Orioles Manager Earl Weaver maintained, "It was just two more or less dull ball games," but, for fans of the pitching game among the 11,859 at Memorial Stadium, both contests had their moments.

Norris' 6-2 victory in the opener, his first victory of the year after two defeats, came after a rocky first inning in which the Orioles sent eight men to the plate but scored only twice. Cal Ripken ended the inning with a bases-loaded popup, stranding the first three of 11 base runners he would fail to bring home before the doubleheader was over.

But as the game progressed, Norris got stronger. He did not allow a hit after the fourth inning or a base runner after the sixth. Between games, the slender right-hander explained that his screwball, his No. 1 pitch, had deserted him all spring but he recaptured it tonight.

By late in the game, Norris said, the screwball "was breaking from one side of the plate to the other" and he had it under complete control.

The A's, meantime, were rocking Orioles starter Mike Flanagan for eight hits, five runs, five walks and two homers over 6 1/3 innings. It was the third straight disappointing showing for Flanagan, the 1979 Cy Young Award winner and perennial mainstay of the Oriole staff.

The A's tied the game, 2-2, on three hits and two walks in the second, took a 4-2 lead in the fifth on designated hitter Cliff Johnson's two-run homer and made it 5-2 on Dwayne Murphy's solo blast in the seventh, after which Flanagan headed for the showers.

The left-hander blamed his 0-3 start on the Orioles' off-again, on-again schedule, citing seven days off between his first two starts and eight days before this outing. "I'm rusty," he maintained.

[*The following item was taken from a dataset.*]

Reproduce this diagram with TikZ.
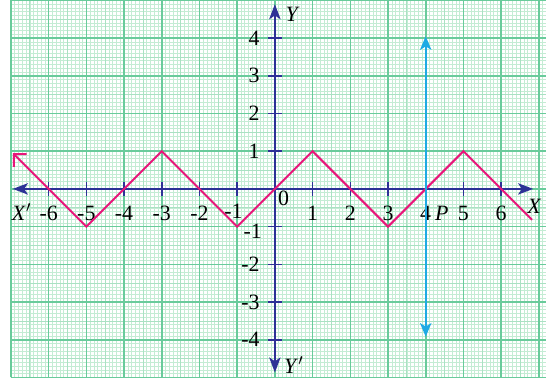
\documentclass[tikz,border=0pt]{standalone}
\usepackage{fontspec}
\setmainfont{Liberation Serif}
\usetikzlibrary{arrows.meta}
\definecolor{axisblue}{RGB}{45,50,150}
\definecolor{wavepink}{RGB}{232,22,122}
\definecolor{linecyan}{RGB}{30,170,228}
\definecolor{gridmajor}{RGB}{105,203,155}
\definecolor{gridhalf}{RGB}{170,225,195}
\definecolor{gridminor}{RGB}{196,236,212}
\tikzset{
  axis/.style={
    draw = axisblue,
    line width = 1.5pt,
    {Stealth[length=4mm,width=3mm,inset=1mm]}-{Stealth[length=4mm,width=3mm,inset=1mm]}
  },
  tick/.style={
    draw = axisblue,
    line width = 1.2pt
  },
  wave/.style={
    draw = wavepink,
    line width = 1.5pt,
    line join = miter
  },
  pline/.style={
    draw = linecyan,
    line width = 1.5pt,
    {Stealth[length=3.6mm,width=3mm,inset=0.9mm]}-{Stealth[length=3.6mm,width=3mm,inset=0.9mm]}
  },
  lbl/.style={
    inner sep = 0pt,
    font = \fontsize{16.5}{18}\selectfont
  }
}

\begin{document}
\begin{tikzpicture}
  \useasboundingbox (-7.29,-5.26) rectangle (7.19,5.01);
  % graph paper
  \draw[gridminor, line width=0.4pt] (-7,-5) grid[step=0.1] (7.19,5);
  \draw[gridhalf, line width=0.55pt] (-7,-5) grid[step=0.5] (7.19,5);
  \draw[gridmajor, line width=1.2pt] (-7,-5) grid[step=1] (7.19,5);
  % axes
  \coordinate (xl) at (-6.95,0);
  \coordinate (xr) at (6.85,0);
  \coordinate (yt) at (0,4.9);
  \coordinate (yb) at (0,-4.87);
  \draw[axis] (xl) -- (xr);
  \draw[axis] (yb) -- (yt);
  \foreach \x in {-6,...,-2,1,2,...,6}{
    \draw[tick] (\x,-0.19) -- (\x,0.19);
    \node[lbl] (x\x) at (\x,-0.64) {\x};
  }
  \draw[tick] (-1,-0.19) -- (-1,0.19);
  \node[lbl] (x-1) at (-1.1,-0.6) {-1};
  \foreach \y in {-4,...,-2,1,2,3,4}{
    \draw[tick] (-0.19,\y) -- (0.19,\y);
    \node[lbl, anchor=east] (y\y) at (-0.4,\y) {\y};
  }
  \draw[tick] (-0.19,-1) -- (0.19,-1);
  \node[lbl, anchor=east] (y-1) at (-0.34,-1.12) {-1};
  \node[lbl] (o) at (0.23,-0.25) {0};
  \node[lbl] (xlab) at (-6.72,-0.62) {\textit{X}$'$};
  \node[lbl] (xrlab) at (6.88,-0.45) {\textit{X}};
  \node[lbl] (ytlab) at (0.47,4.64) {\textit{Y}};
  \node[lbl] (yblab) at (0.5,-4.67) {\textit{Y}$'$};
  \node[lbl] (p) at (4.43,-0.64) {\textit{P}};
  % zigzag
  \draw[wave, {Straight Barb[length=2.4mm,width=4.8mm,angle'=90]}-]
    (-6.95,0.95) -- (-5,-1) -- (-3,1) -- (-1,-1) -- (1,1) -- (3,-1) -- (5,1) -- (6.82,-0.82);
  % line through P
  \coordinate (pt) at (4,4.05);
  \coordinate (pb) at (4,-3.92);
  \draw[pline] (pb) -- (pt);
\end{tikzpicture}
\end{document}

McGregor said he didn't feel all that great, either, in going the distance in the Orioles' 5-1 second-game victory. "It was like one of those nights when you're tired but you can't sleep," he said. "I was tired but I kept getting guys out, so I couldn't ask Earl to take me out."

McGregor (1-2) said brisk breezes blowing in helped him to keep pitching aggressively. Twice left fielder John Lowenstein was driven to the wall to fetch A's drives. Lowenstein said later that both hits, one by Mickey Klutts and one by Davey Lopes, were homers that were "gently blown back in."

Lowenstein provided the winning runs for McGregor in the first inning. With Al Bumbry aboard on a single he cracked a heroic drive over the center field wall just to the right of the 406-foot mark to put the Orioles up, 2-0.

The A's scored their only run in the third inning on a couple of singles and a suicide squeeze bunt.

In the Orioles' third, Eddie Murray, who had his 14-game hitting streak broken by Norris when he went zero for four in the first game, launched a high fly that cleared the right field wall near the foul pole to make it 3-1. It was Murray's fifth home run and 16th run batted in of the year.

Lenn Sakata picked up an RBI single in the fourth inning and a sacrifice fly RBI in the sixth to complete the Oriole scoring. Right-hander Matt Keough (2-2) went the distance to take the loss for Oakland.

Of Ripken's poor performance (he popped up twice with the bases loaded), Weaver said, "Yeah, he left 11 guys. But if I want him to knock anybody in I'm going to have to keep playing him. He can't knock them in from the bench." The highly touted rookie was batting .140 before going zero for seven tonight.